> GOAL OF THE EXERCISE
With the images removed, repeat the data below exactly.

> SUPPLIED INFORMATION
::::

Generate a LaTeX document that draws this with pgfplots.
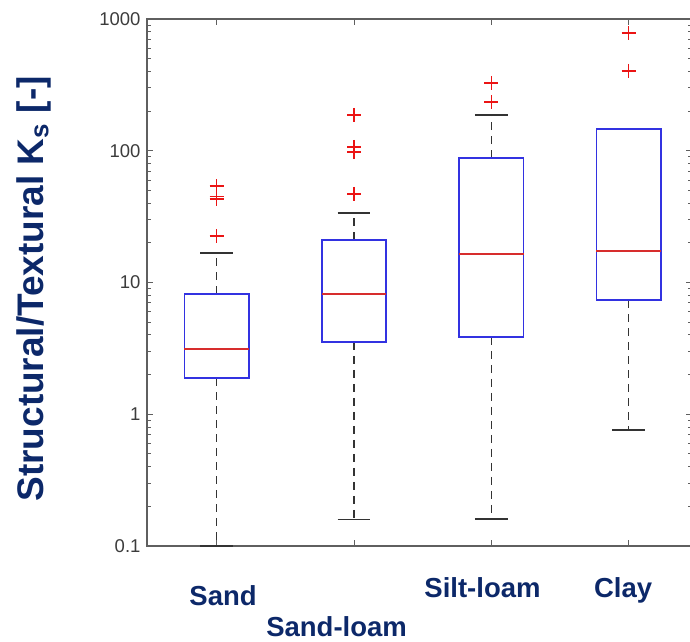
\documentclass[border=0pt]{standalone}
\usepackage{pgfplots}
\pgfplotsset{compat=1.18}
\usepackage{fontspec}
\setmainfont{Liberation Sans}
\definecolor{navy}{RGB}{12,40,105}
\definecolor{bxblue}{RGB}{50,50,225}
\definecolor{medred}{RGB}{215,45,45}
\definecolor{outred}{RGB}{235,20,20}
\definecolor{axgray}{RGB}{95,95,95}
\definecolor{tkgray}{RGB}{60,60,60}
\begin{document}
\begin{tikzpicture}
\begin{axis}[
  name=ax, at={(0,0)}, anchor=south west,
  scale only axis, width=545pt, height=527pt,
  xmin=0.492, xmax=4.462, ymin=0.1, ymax=1000, ymode=log,
  axis line style={axgray, line width=1.8pt},
  xtick={1,2,3,4}, xticklabels={},
  ytick={0.1,1,10,100,1000}, yticklabels={0.1,1,10,100,1000},
  yticklabel style={font=\fontsize{18.5}{20}\selectfont, text=tkgray, xshift=-3pt},
  tick style={axgray, line width=0.9pt},
  major tick length=6pt, minor tick length=4pt,
  tick align=inside,
  clip=false,
  ylabel={\bfseries Structural/Textural K\textsubscript{s} [-]},
  ylabel style={font=\fontsize{37}{40}\selectfont, text=navy, at={(axis description cs:-0.1908,0.488)}, anchor=base},
  boxst/.style={draw=bxblue, line width=1.6pt, mark=none, line join=miter},
  medst/.style={draw=medred, line width=1.6pt, mark=none},
  stem/.style={draw=black!80, line width=1.1pt, dash pattern=on 8pt off 6pt, mark=none},
  capst/.style={draw=black!80, line width=1.8pt, mark=none},
  outl/.style={only marks, mark=+, mark size=7pt, mark options={draw=outred, line width=1.4pt}},
]
% ---- Sand (pos 1): lw=0.1 q1=1.88 med=3.13 q3=8.2 uw=16.7
\addplot[stem]  coordinates {(1,8.2) (1,16.7)};
\addplot[stem]  coordinates {(1,1.88) (1,0.1)};
\addplot[capst] coordinates {(0.88,16.7) (1.12,16.7)};
\addplot[capst] coordinates {(0.88,0.1) (1.12,0.1)};
\addplot[boxst] coordinates {(0.765,1.88) (1.235,1.88) (1.235,8.2) (0.765,8.2) (0.765,1.88) (1.235,1.88)};
\addplot[medst] coordinates {(0.765,3.13) (1.235,3.13)};
\addplot[outl]  coordinates {(1,22.5) (1,43) (1,45) (1,54)};
% ---- Sand-loam (pos 2): lw=0.159 q1=3.55 med=8.2 q3=21.0 uw=33.7
\addplot[stem]  coordinates {(2,21.0) (2,33.7)};
\addplot[stem]  coordinates {(2,3.55) (2,0.159)};
\addplot[capst] coordinates {(1.88,33.7) (2.12,33.7)};
\addplot[capst] coordinates {(1.88,0.159) (2.12,0.159)};
\addplot[boxst] coordinates {(1.765,3.55) (2.235,3.55) (2.235,21.0) (1.765,21.0) (1.765,3.55) (2.235,3.55)};
\addplot[medst] coordinates {(1.765,8.2) (2.235,8.2)};
\addplot[outl]  coordinates {(2,47) (2,98) (2,107) (2,187)};
% ---- Silt-loam (pos 3): lw=0.161 q1=3.86 med=16.4 q3=88 uw=187
\addplot[stem]  coordinates {(3,88) (3,187)};
\addplot[stem]  coordinates {(3,3.86) (3,0.161)};
\addplot[capst] coordinates {(2.88,187) (3.12,187)};
\addplot[capst] coordinates {(2.88,0.161) (3.12,0.161)};
\addplot[boxst] coordinates {(2.765,3.86) (3.235,3.86) (3.235,88) (2.765,88) (2.765,3.86) (3.235,3.86)};
\addplot[medst] coordinates {(2.765,16.4) (3.235,16.4)};
\addplot[outl]  coordinates {(3,234) (3,327)};
% ---- Clay (pos 4): lw=0.76 q1=7.36 med=17.3 q3=146 uw=146
\addplot[stem]  coordinates {(4,7.36) (4,0.76)};
\addplot[capst] coordinates {(3.88,0.76) (4.12,0.76)};
\addplot[boxst] coordinates {(3.765,7.36) (4.235,7.36) (4.235,146) (3.765,146) (3.765,7.36) (4.235,7.36)};
\addplot[medst] coordinates {(3.765,17.3) (4.235,17.3)};
\addplot[outl]  coordinates {(4,403) (4,783)};

\node[font=\fontsize{27.5}{30}\selectfont\bfseries, text=navy, anchor=base] at (axis cs:1.046,0.1) [yshift=-59pt] {Sand};
\node[font=\fontsize{27.5}{30}\selectfont\bfseries, text=navy, anchor=base] at (axis cs:1.873,0.1) [yshift=-90pt] {Sand-loam};
\node[font=\fontsize{27.5}{30}\selectfont\bfseries, text=navy, anchor=base] at (axis cs:2.936,0.1) [yshift=-51pt] {Silt-loam};
\node[font=\fontsize{27.5}{30}\selectfont\bfseries, text=navy, anchor=base] at (axis cs:3.96,0.1) [yshift=-51pt] {Clay};
\end{axis}
\pgfresetboundingbox
\path[use as bounding box] ([xshift=-147pt,yshift=-95pt]ax.south west) rectangle ([xshift=-2pt,yshift=19pt]ax.north east);
\end{tikzpicture}
\end{document}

::::

> ANSWER TO THIS EXERCISE
Generate a LaTeX document that draws this with pgfplots.
\documentclass[border=0pt]{standalone}
\usepackage{pgfplots}
\pgfplotsset{compat=1.18}
\usepackage{fontspec}
\setmainfont{Liberation Sans}
\definecolor{navy}{RGB}{12,40,105}
\definecolor{bxblue}{RGB}{50,50,225}
\definecolor{medred}{RGB}{215,45,45}
\definecolor{outred}{RGB}{235,20,20}
\definecolor{axgray}{RGB}{95,95,95}
\definecolor{tkgray}{RGB}{60,60,60}
\begin{document}
\begin{tikzpicture}
\begin{axis}[
  name=ax, at={(0,0)}, anchor=south west,
  scale only axis, width=545pt, height=527pt,
  xmin=0.492, xmax=4.462, ymin=0.1, ymax=1000, ymode=log,
  axis line style={axgray, line width=1.8pt},
  xtick={1,2,3,4}, xticklabels={},
  ytick={0.1,1,10,100,1000}, yticklabels={0.1,1,10,100,1000},
  yticklabel style={font=\fontsize{18.5}{20}\selectfont, text=tkgray, xshift=-3pt},
  tick style={axgray, line width=0.9pt},
  major tick length=6pt, minor tick length=4pt,
  tick align=inside,
  clip=false,
  ylabel={\bfseries Structural/Textural K\textsubscript{s} [-]},
  ylabel style={font=\fontsize{37}{40}\selectfont, text=navy, at={(axis description cs:-0.1908,0.488)}, anchor=base},
  boxst/.style={draw=bxblue, line width=1.6pt, mark=none, line join=miter},
  medst/.style={draw=medred, line width=1.6pt, mark=none},
  stem/.style={draw=black!80, line width=1.1pt, dash pattern=on 8pt off 6pt, mark=none},
  capst/.style={draw=black!80, line width=1.8pt, mark=none},
  outl/.style={only marks, mark=+, mark size=7pt, mark options={draw=outred, line width=1.4pt}},
]
% ---- Sand (pos 1): lw=0.1 q1=1.88 med=3.13 q3=8.2 uw=16.7
\addplot[stem]  coordinates {(1,8.2) (1,16.7)};
\addplot[stem]  coordinates {(1,1.88) (1,0.1)};
\addplot[capst] coordinates {(0.88,16.7) (1.12,16.7)};
\addplot[capst] coordinates {(0.88,0.1) (1.12,0.1)};
\addplot[boxst] coordinates {(0.765,1.88) (1.235,1.88) (1.235,8.2) (0.765,8.2) (0.765,1.88) (1.235,1.88)};
\addplot[medst] coordinates {(0.765,3.13) (1.235,3.13)};
\addplot[outl]  coordinates {(1,22.5) (1,43) (1,45) (1,54)};
% ---- Sand-loam (pos 2): lw=0.159 q1=3.55 med=8.2 q3=21.0 uw=33.7
\addplot[stem]  coordinates {(2,21.0) (2,33.7)};
\addplot[stem]  coordinates {(2,3.55) (2,0.159)};
\addplot[capst] coordinates {(1.88,33.7) (2.12,33.7)};
\addplot[capst] coordinates {(1.88,0.159) (2.12,0.159)};
\addplot[boxst] coordinates {(1.765,3.55) (2.235,3.55) (2.235,21.0) (1.765,21.0) (1.765,3.55) (2.235,3.55)};
\addplot[medst] coordinates {(1.765,8.2) (2.235,8.2)};
\addplot[outl]  coordinates {(2,47) (2,98) (2,107) (2,187)};
% ---- Silt-loam (pos 3): lw=0.161 q1=3.86 med=16.4 q3=88 uw=187
\addplot[stem]  coordinates {(3,88) (3,187)};
\addplot[stem]  coordinates {(3,3.86) (3,0.161)};
\addplot[capst] coordinates {(2.88,187) (3.12,187)};
\addplot[capst] coordinates {(2.88,0.161) (3.12,0.161)};
\addplot[boxst] coordinates {(2.765,3.86) (3.235,3.86) (3.235,88) (2.765,88) (2.765,3.86) (3.235,3.86)};
\addplot[medst] coordinates {(2.765,16.4) (3.235,16.4)};
\addplot[outl]  coordinates {(3,234) (3,327)};
% ---- Clay (pos 4): lw=0.76 q1=7.36 med=17.3 q3=146 uw=146
\addplot[stem]  coordinates {(4,7.36) (4,0.76)};
\addplot[capst] coordinates {(3.88,0.76) (4.12,0.76)};
\addplot[boxst] coordinates {(3.765,7.36) (4.235,7.36) (4.235,146) (3.765,146) (3.765,7.36) (4.235,7.36)};
\addplot[medst] coordinates {(3.765,17.3) (4.235,17.3)};
\addplot[outl]  coordinates {(4,403) (4,783)};

\node[font=\fontsize{27.5}{30}\selectfont\bfseries, text=navy, anchor=base] at (axis cs:1.046,0.1) [yshift=-59pt] {Sand};
\node[font=\fontsize{27.5}{30}\selectfont\bfseries, text=navy, anchor=base] at (axis cs:1.873,0.1) [yshift=-90pt] {Sand-loam};
\node[font=\fontsize{27.5}{30}\selectfont\bfseries, text=navy, anchor=base] at (axis cs:2.936,0.1) [yshift=-51pt] {Silt-loam};
\node[font=\fontsize{27.5}{30}\selectfont\bfseries, text=navy, anchor=base] at (axis cs:3.96,0.1) [yshift=-51pt] {Clay};
\end{axis}
\pgfresetboundingbox
\path[use as bounding box] ([xshift=-147pt,yshift=-95pt]ax.south west) rectangle ([xshift=-2pt,yshift=19pt]ax.north east);
\end{tikzpicture}
\end{document}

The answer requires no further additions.